Antofagasta Minerals and MIT highlight innovation as a key pillar for the future of mining 

6th April 2023

  • Speakers at the seminar included leading MIT professors and researchers, such as Michael Davies, Luis Perez-Breva and Caterina Madeira. It was held on 21 March in the city of Antofagasta, and two days later in Santiago. 
  • In attendance was Aisén Etcheverry, Minister of Science, Technology, Knowledge and Innovation, who stressed that Chile has an ecosystem that is already convinced of the importance of these issues. Still, progress needs to be made, she said.

Alan Muchnik, Antofagasta’s Vice President of Strategy and Innovationhighlighted the importance of innovation during the seminar, which was entitled “The Power of Innovation Ecosystems: How to Innovate in an Interconnected World”. The event was organised by Antofagasta Minerals and the MIT Industrial Liaison Program (ILP). “We must continue to innovate if we are to produce the copper the world needs to tackle climate change, decontaminate our cities and improve the quality of life for millions of people. And, at the same time to maintain and increase our contribution to Chile,” Muchnik added. 

The seminars took place on 21 March in Antofagasta, and two days later in Santiago.   

Attendees (and those who connected to the webcast via Antofagasta Minerals’ LinkedIn page) had the opportunity to hear Klaus Schleicher, Director of MIT Corporate Relations, give a comprehensive update on how MIT works with businesse; from Michael Davies, Senior Lecturer in Technology and Strategy; from Catarina Madeira, Director of the MIT Startup Exchange, who described how 150 startups join the programme each year, and from Luis Perez-Breva, MIT Faculty Director of Innovation Teams (iTeams). 

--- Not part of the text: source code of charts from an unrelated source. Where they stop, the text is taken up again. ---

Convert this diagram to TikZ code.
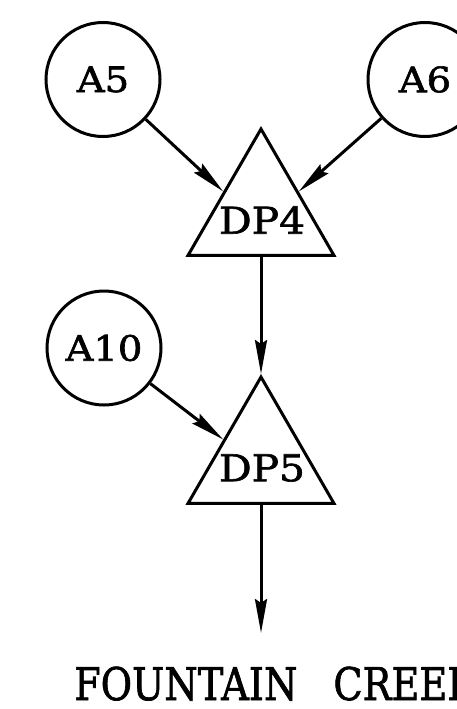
\documentclass[tikz,border=0pt]{standalone}
\usepackage{fontspec}
\setmainfont{DejaVu Serif}[BoldFont={DejaVu Serif}, BoldFeatures={FakeBold=1.6}]
\usetikzlibrary{shapes.geometric,arrows.meta,calc}

\tikzset{
  line/.style={line width=3pt},
  flow/.style={line, -{Stealth[length=34pt,width=12pt,inset=4pt]}},
  area/.style={circle, draw, line width=3pt, minimum size=114pt, inner sep=0pt,
               font=\fontsize{35}{35}\selectfont\bfseries},
  junction/.style={regular polygon, regular polygon sides=3, draw, line width=3pt,
               minimum size=168.6pt, inner sep=0pt},
  dplabel/.style={font=\fontsize{37}{37}\selectfont\bfseries},
}
% widened label text
\newcommand{\widelab}[1]{\scalebox{1.1}[1]{#1}}

\begin{document}
\begin{tikzpicture}[x=1pt,y=-1pt]
  \useasboundingbox (0,0) rectangle (457,709);
  \clip (0,0) rectangle (457,709);

  % sub-basin areas
  \node[area] (a5)  at (103,79.5) {\widelab{A5}};
  \node[area] (a6)  at (425,79.5) {\widelab{A6}};
  \node[area] (a10) at (104,348)  {\widelab{A10}};

  % design points
  \node[junction] (dp4) at (261,213.3) {};
  \node[junction] (dp5) at (261,461.3) {};
  \node[dplabel] (dp4lab) at (262,220) {\widelab{DP4}};
  \node[dplabel] (dp5lab) at (262,468) {\widelab{DP5}};

  % outlet
  \coordinate (out) at (261,633);
  \node[anchor=base west, inner sep=0pt, font=\fontsize{45}{45}\selectfont\bfseries]
    (creek) at (74,700) {\scalebox{0.85}[1]{FOUNTAIN}\hspace{36pt}\scalebox{0.85}[1]{CREEK}};

  % flow paths
  \draw[flow] (a5)  -- (dp4.side 1);
  \draw[flow] (a6)  -- (dp4.side 3);
  \draw[flow] (dp4.side 2) -- (dp5.corner 1);
  \draw[flow] (a10) -- (dp5.side 1);
  \draw[flow] (dp5.side 2) -- (out);
\end{tikzpicture}
\end{document}
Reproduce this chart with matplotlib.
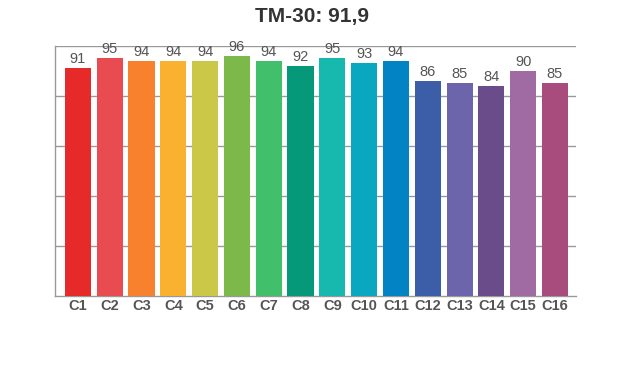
import matplotlib

matplotlib.use("Agg")

import matplotlib.pyplot as plt

labels = ["C1", "C2", "C3", "C4", "C5", "C6", "C7", "C8",
          "C9", "C10", "C11", "C12", "C13", "C14", "C15", "C16"]
values = [91, 95, 94, 94, 94, 96, 94, 92, 95, 93, 94, 86, 85, 84, 90, 85]
colors = ["#e62a2a", "#e84b50", "#f7812c", "#fbb130", "#cbc847", "#7cb84a",
          "#41bf6b", "#05997a", "#17b9ae", "#0aa7c0", "#0284c4", "#3c5da8",
          "#6d65ac", "#6b4c8a", "#a06aa3", "#a84c7d"]
title = "TM-30: 91,9"

plt.rcParams["font.family"] = ["Liberation Sans", "DejaVu Sans"]

fig = plt.figure(figsize=(6.2, 3.7), dpi=100)
ax = fig.add_axes([0.0887, 0.2, 0.8403, 0.6757])

x = list(range(len(labels)))
bars = ax.bar(x, values, width=0.82, color=colors, zorder=3)
for xi, v in zip(x, values):
    ax.text(xi, v + 0.8, str(v), ha="center", va="bottom", fontsize=10.5,
            color="#555555", zorder=4)

ax.set_xlim(-0.72, 15.66)
ax.set_ylim(0, 100)
ax.set_yticks([20, 40, 60, 80, 100])
ax.set_yticklabels([])
ax.tick_params(axis="y", length=0)
ax.yaxis.grid(True, color="#999999", linewidth=1, zorder=0)
ax.set_xticks(x)
ax.set_xticklabels(labels, fontsize=10.5, fontweight="bold", color="#555555")
ax.tick_params(axis="x", length=0, pad=2)

for side in ["top", "right"]:
    ax.spines[side].set_visible(False)
for side in ["left", "bottom"]:
    ax.spines[side].set_color("#999999")
    ax.spines[side].set_linewidth(1)

fig.text(0.503, 0.955, title, ha="center", va="center", fontsize=15,
         fontweight="bold", color="#333333")

fig.savefig("out.png", dpi=100)
plt.close(fig)
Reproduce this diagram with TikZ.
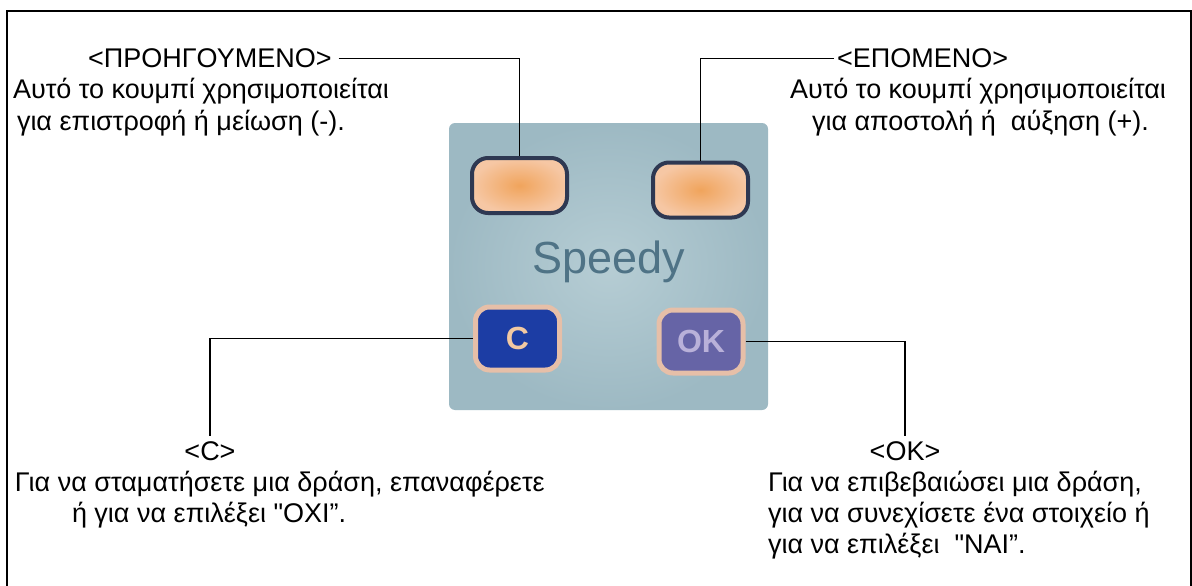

Both events were hosted by René Aguilar, Antofagasta’s Vice President of Corporate Affairs and Sustainability, who explained how last year Antofagasta Minerals signed a working agreement with the MIT Industrial Liaison Program “to deepen our innovation model. We saw how important it is to be connected to the world's leading innovation ecosystem, to broaden our view beyond the mining sector. We are sure that new technologies and solutions that are applied in other industries could also be used in mining.” 

The MIT Industrial Liaison Program is industry’s most comprehensive portal to MIT, enabling companies worldwide to harness MIT’s resources to address current challenges and to anticipate future needs. 

Aguilar stressed that the international seminar was a sign “of our commitment to the regions, the country and its inhabitants.” After the first meeting in Antofagasta, the MIT speakers were able to tour Centinela’s Remote Operations Centre, the first of its kind built in the Antofagasta Region. They then travelled to Centinela to learn about the operation of autonomous haulage trucks in the mine’s Esperanza Sur pit.  

The Chilean Minister of Science, Technology, Knowledge and Innovation, Aisén Etcheverry, replied in her speech: “I am part of a Government that is convinced that science and technology are the keys to development. We see that there are challenges in sustainability, social justice and the participation of all actors. And the way to make that happen also comes from what people are doing in the private sector. I’m listening here to René Aguilar talking about what Antofagasta Minerals is doing, and the projects they are carrying out, its interest in incorporating workers into innovation processes, thinking about sustainability and investing in science-technology-based ventures. This is exactly what we in the Government are strongly trying to promote.”   


Then, Alan Muchnik noted: “We need innovation to develop new deposits, where we must exploit more complex, lower grade harder to access ores, and to do so in a safe and sustainable way.” He went on to say that “talent and collaboration (be it public-private, with universities and institutes, with other organisations, with entrepreneurs or with our suppliers and communities) is fundamental to the Chilean mining industry making the leap that it requires.”   

Professor Michael Davies defined “innovation ecosystems” as places that engage five types of stakeholders: “research institutions, entrepreneurs, corporations, investors and governments. All of them linked by a strong social fabric of mutual interest, complementary needs and resources, and trust.” 

Davies also quoted the writer William Gibson: “The future is already here. It’s just not evenly distributed yet”.